Raw records
## Start

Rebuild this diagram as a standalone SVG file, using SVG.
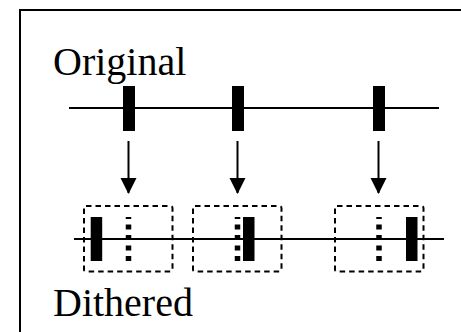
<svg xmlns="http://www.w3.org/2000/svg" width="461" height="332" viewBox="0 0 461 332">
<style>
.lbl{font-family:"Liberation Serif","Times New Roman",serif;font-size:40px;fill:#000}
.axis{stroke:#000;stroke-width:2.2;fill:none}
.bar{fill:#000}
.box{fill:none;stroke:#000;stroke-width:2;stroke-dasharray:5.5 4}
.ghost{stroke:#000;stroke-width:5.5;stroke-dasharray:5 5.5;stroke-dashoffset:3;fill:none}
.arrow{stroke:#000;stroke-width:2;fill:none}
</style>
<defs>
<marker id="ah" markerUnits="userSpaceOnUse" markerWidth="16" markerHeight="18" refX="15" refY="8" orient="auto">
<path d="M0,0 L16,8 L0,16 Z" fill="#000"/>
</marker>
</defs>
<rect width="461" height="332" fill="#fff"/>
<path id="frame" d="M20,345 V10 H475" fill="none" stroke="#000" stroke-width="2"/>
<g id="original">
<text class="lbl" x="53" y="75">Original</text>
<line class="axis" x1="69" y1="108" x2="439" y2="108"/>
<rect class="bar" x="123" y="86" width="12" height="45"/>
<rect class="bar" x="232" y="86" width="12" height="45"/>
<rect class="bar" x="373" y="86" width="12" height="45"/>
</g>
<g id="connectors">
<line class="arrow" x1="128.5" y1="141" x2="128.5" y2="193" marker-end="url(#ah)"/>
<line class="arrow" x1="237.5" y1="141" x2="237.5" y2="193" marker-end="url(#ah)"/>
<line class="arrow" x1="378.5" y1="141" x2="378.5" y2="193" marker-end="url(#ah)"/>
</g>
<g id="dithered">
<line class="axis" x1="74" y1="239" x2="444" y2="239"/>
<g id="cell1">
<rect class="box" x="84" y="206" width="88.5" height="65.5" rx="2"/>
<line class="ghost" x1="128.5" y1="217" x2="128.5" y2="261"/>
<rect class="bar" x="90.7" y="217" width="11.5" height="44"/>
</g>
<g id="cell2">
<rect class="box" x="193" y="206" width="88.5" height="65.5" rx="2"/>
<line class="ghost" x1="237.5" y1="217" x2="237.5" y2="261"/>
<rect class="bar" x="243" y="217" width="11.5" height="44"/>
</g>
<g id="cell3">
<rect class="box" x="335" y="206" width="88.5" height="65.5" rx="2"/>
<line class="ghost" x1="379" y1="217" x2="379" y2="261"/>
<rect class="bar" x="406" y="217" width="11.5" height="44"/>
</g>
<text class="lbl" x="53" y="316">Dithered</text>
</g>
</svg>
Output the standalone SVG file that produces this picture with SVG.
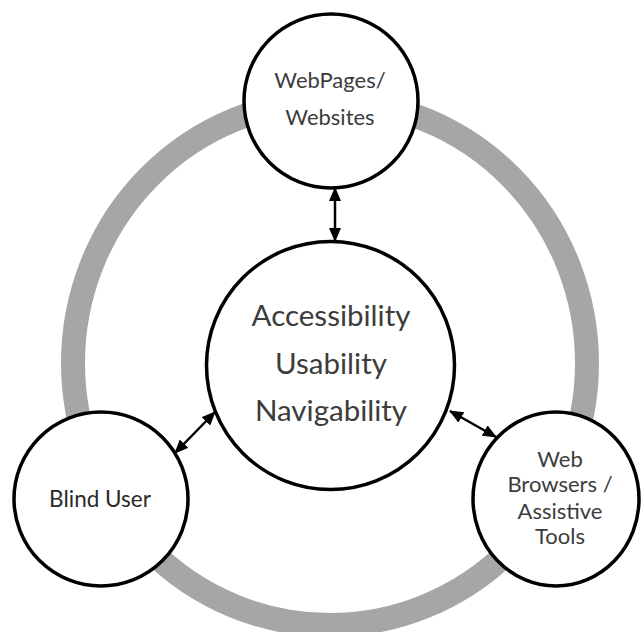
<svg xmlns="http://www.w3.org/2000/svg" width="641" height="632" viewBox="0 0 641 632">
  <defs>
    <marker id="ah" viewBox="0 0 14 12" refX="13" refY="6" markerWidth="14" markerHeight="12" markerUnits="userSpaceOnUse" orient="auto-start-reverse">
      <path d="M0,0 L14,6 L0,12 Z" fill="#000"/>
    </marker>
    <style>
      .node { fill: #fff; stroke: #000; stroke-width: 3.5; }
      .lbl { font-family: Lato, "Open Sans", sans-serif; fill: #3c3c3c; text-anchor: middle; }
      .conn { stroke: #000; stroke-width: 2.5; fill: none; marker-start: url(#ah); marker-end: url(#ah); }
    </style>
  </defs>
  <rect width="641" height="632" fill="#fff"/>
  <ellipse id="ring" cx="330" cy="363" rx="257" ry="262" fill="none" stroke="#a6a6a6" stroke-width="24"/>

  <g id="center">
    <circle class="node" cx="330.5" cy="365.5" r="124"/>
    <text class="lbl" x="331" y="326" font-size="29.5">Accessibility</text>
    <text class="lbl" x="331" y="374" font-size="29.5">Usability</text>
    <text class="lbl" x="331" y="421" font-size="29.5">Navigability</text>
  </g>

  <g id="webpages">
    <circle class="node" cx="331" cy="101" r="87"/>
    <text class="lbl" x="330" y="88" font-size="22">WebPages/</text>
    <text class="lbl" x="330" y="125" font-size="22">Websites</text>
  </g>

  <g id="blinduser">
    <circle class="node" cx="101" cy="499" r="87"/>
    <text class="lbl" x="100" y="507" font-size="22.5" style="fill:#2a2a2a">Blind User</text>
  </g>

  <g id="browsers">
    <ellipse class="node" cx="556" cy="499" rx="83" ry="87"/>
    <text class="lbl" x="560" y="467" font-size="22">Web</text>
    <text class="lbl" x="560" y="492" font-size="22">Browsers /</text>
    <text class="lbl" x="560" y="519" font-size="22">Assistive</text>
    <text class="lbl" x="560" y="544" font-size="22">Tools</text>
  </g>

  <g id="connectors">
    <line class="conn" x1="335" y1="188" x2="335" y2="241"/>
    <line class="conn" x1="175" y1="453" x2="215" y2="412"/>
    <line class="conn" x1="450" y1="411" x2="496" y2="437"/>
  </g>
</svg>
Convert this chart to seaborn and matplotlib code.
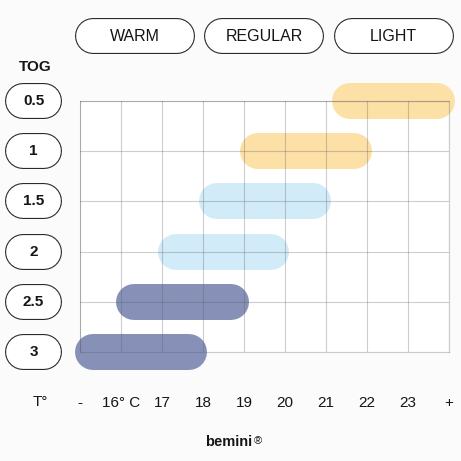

## End

[Instructions for the task]: Exactly as written, return every line of the listing, but not the pictures.

[Solution to this problem]:
Rebuild this diagram as a standalone SVG file, using SVG.
<svg xmlns="http://www.w3.org/2000/svg" width="461" height="332" viewBox="0 0 461 332">
<style>
.lbl{font-family:"Liberation Serif","Times New Roman",serif;font-size:40px;fill:#000}
.axis{stroke:#000;stroke-width:2.2;fill:none}
.bar{fill:#000}
.box{fill:none;stroke:#000;stroke-width:2;stroke-dasharray:5.5 4}
.ghost{stroke:#000;stroke-width:5.5;stroke-dasharray:5 5.5;stroke-dashoffset:3;fill:none}
.arrow{stroke:#000;stroke-width:2;fill:none}
</style>
<defs>
<marker id="ah" markerUnits="userSpaceOnUse" markerWidth="16" markerHeight="18" refX="15" refY="8" orient="auto">
<path d="M0,0 L16,8 L0,16 Z" fill="#000"/>
</marker>
</defs>
<rect width="461" height="332" fill="#fff"/>
<path id="frame" d="M20,345 V10 H475" fill="none" stroke="#000" stroke-width="2"/>
<g id="original">
<text class="lbl" x="53" y="75">Original</text>
<line class="axis" x1="69" y1="108" x2="439" y2="108"/>
<rect class="bar" x="123" y="86" width="12" height="45"/>
<rect class="bar" x="232" y="86" width="12" height="45"/>
<rect class="bar" x="373" y="86" width="12" height="45"/>
</g>
<g id="connectors">
<line class="arrow" x1="128.5" y1="141" x2="128.5" y2="193" marker-end="url(#ah)"/>
<line class="arrow" x1="237.5" y1="141" x2="237.5" y2="193" marker-end="url(#ah)"/>
<line class="arrow" x1="378.5" y1="141" x2="378.5" y2="193" marker-end="url(#ah)"/>
</g>
<g id="dithered">
<line class="axis" x1="74" y1="239" x2="444" y2="239"/>
<g id="cell1">
<rect class="box" x="84" y="206" width="88.5" height="65.5" rx="2"/>
<line class="ghost" x1="128.5" y1="217" x2="128.5" y2="261"/>
<rect class="bar" x="90.7" y="217" width="11.5" height="44"/>
</g>
<g id="cell2">
<rect class="box" x="193" y="206" width="88.5" height="65.5" rx="2"/>
<line class="ghost" x1="237.5" y1="217" x2="237.5" y2="261"/>
<rect class="bar" x="243" y="217" width="11.5" height="44"/>
</g>
<g id="cell3">
<rect class="box" x="335" y="206" width="88.5" height="65.5" rx="2"/>
<line class="ghost" x1="379" y1="217" x2="379" y2="261"/>
<rect class="bar" x="406" y="217" width="11.5" height="44"/>
</g>
<text class="lbl" x="53" y="316">Dithered</text>
</g>
</svg>
Output the standalone SVG file that produces this picture with SVG.
<svg xmlns="http://www.w3.org/2000/svg" width="641" height="632" viewBox="0 0 641 632">
  <defs>
    <marker id="ah" viewBox="0 0 14 12" refX="13" refY="6" markerWidth="14" markerHeight="12" markerUnits="userSpaceOnUse" orient="auto-start-reverse">
      <path d="M0,0 L14,6 L0,12 Z" fill="#000"/>
    </marker>
    <style>
      .node { fill: #fff; stroke: #000; stroke-width: 3.5; }
      .lbl { font-family: Lato, "Open Sans", sans-serif; fill: #3c3c3c; text-anchor: middle; }
      .conn { stroke: #000; stroke-width: 2.5; fill: none; marker-start: url(#ah); marker-end: url(#ah); }
    </style>
  </defs>
  <rect width="641" height="632" fill="#fff"/>
  <ellipse id="ring" cx="330" cy="363" rx="257" ry="262" fill="none" stroke="#a6a6a6" stroke-width="24"/>

  <g id="center">
    <circle class="node" cx="330.5" cy="365.5" r="124"/>
    <text class="lbl" x="331" y="326" font-size="29.5">Accessibility</text>
    <text class="lbl" x="331" y="374" font-size="29.5">Usability</text>
    <text class="lbl" x="331" y="421" font-size="29.5">Navigability</text>
  </g>

  <g id="webpages">
    <circle class="node" cx="331" cy="101" r="87"/>
    <text class="lbl" x="330" y="88" font-size="22">WebPages/</text>
    <text class="lbl" x="330" y="125" font-size="22">Websites</text>
  </g>

  <g id="blinduser">
    <circle class="node" cx="101" cy="499" r="87"/>
    <text class="lbl" x="100" y="507" font-size="22.5" style="fill:#2a2a2a">Blind User</text>
  </g>

  <g id="browsers">
    <ellipse class="node" cx="556" cy="499" rx="83" ry="87"/>
    <text class="lbl" x="560" y="467" font-size="22">Web</text>
    <text class="lbl" x="560" y="492" font-size="22">Browsers /</text>
    <text class="lbl" x="560" y="519" font-size="22">Assistive</text>
    <text class="lbl" x="560" y="544" font-size="22">Tools</text>
  </g>

  <g id="connectors">
    <line class="conn" x1="335" y1="188" x2="335" y2="241"/>
    <line class="conn" x1="175" y1="453" x2="215" y2="412"/>
    <line class="conn" x1="450" y1="411" x2="496" y2="437"/>
  </g>
</svg>
Convert this chart to seaborn and matplotlib code.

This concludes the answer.